Deparamo-nos muitas vezes com o receio por parte de alguns serviços em deixar as crianças fazerem contato com as “antigas referências”, como se isso pudesse dificultar ou prejudicar seu processo de adaptação no novo ambiente. No entanto, o que ocorre é justamente o contrário, ou seja, o que testemunhamos é que poder fazer ponte entre o antes e o depois, entre o ontem, o hoje e o amanhã, favorece a experiência de continuidade e confiança e auxilia o processo de adaptação a um novo ambiente.

Cuidando de quem cuida

O fato de todos os profissionais-educadores, num momento como este, também estarem atravessando um processo de luto, de despedidas e de insegurança profissional e pessoal, já que também deixarão de fazer parte daquela equipe, e por vezes até mesmo da organização, temendo situação de desemprego, sem dúvida, pode atravessar a capacidade de atuarem de forma cuidadosa e disponível para com as crianças e adolescentes - sendo até, em certa medida, previsível que aconteça.

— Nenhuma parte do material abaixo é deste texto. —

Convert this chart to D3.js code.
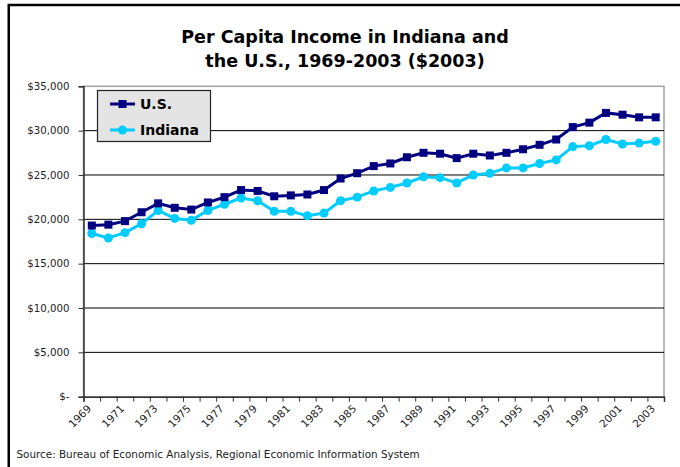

Por isso, a equipe e a gestão devem estar bem amparadas e fortalecidas. É necessário muito cuidado com quem cuida, para que haja disponibilidade destes adultos em priorizar a criança e o adolescente, num momento em que todos estão inundados por emoções e sentimentos que seriam impossíveis de não transbordarem em qualquer ser humano em uma situação tão delicada como é a do desfecho de um serviço.

As crianças e os adolescentes demandarão muito num momento de insegurança e instabilidade com este e os adultos, intensamente envolvidos por este processo, podem, por vezes, ou se afastar como mecanismo de defesa diante de tanto sofrimento, desafio e angústia; ou se misturar com a história e a dor da criança e adolescente naquele momento, se colocando no lugar de responsável por ela, rivalizando e dificultando novas oportunidades de laços e vínculos se constituírem.

Existem inúmeras situações que mexem muito emocionalmente com a equipe de uma SAICA e o processo de fechamento de uma instituição é, sem dúvida alguma, uma delas.

Se as reuniões de equipe, as formações e as supervisões são essenciais no cotidiano dos serviços de acolhimento para se compreender melhor as experiências vividas e coletivamente pensar e planejar ações responsáveis almejando o melhor para cada criança e adolescentes, estes espaços tornam-se ainda mais fundamentais no momento do encerramento de um serviço, onde há muita fragilidade em jogo.

Ao supervisionar uma equipe em um momento tão delicado como este, pudemos testemunhar o quanto poder pensar nas especificidades, na história de vida e necessidades de cada criança/adolescente e poder planejar e acompanhar processos afetivos e individualizados de transferência, além de ser imprescindível para as crianças, mostra-se uma tarefa extremamente importante e revitalizadora para educadores atentos e preocupados, que, podendo também ser protagonistas neste processo, se sente muito aliviados ao poder fazer a passagem dos cuidados das crianças e adolescentes com quem estão vinculados e afetivamente ligados para novos profissionais, garantindo que possam continuar sendo assistidos da melhor forma possível e de acordo com suas especificidades e necessidades.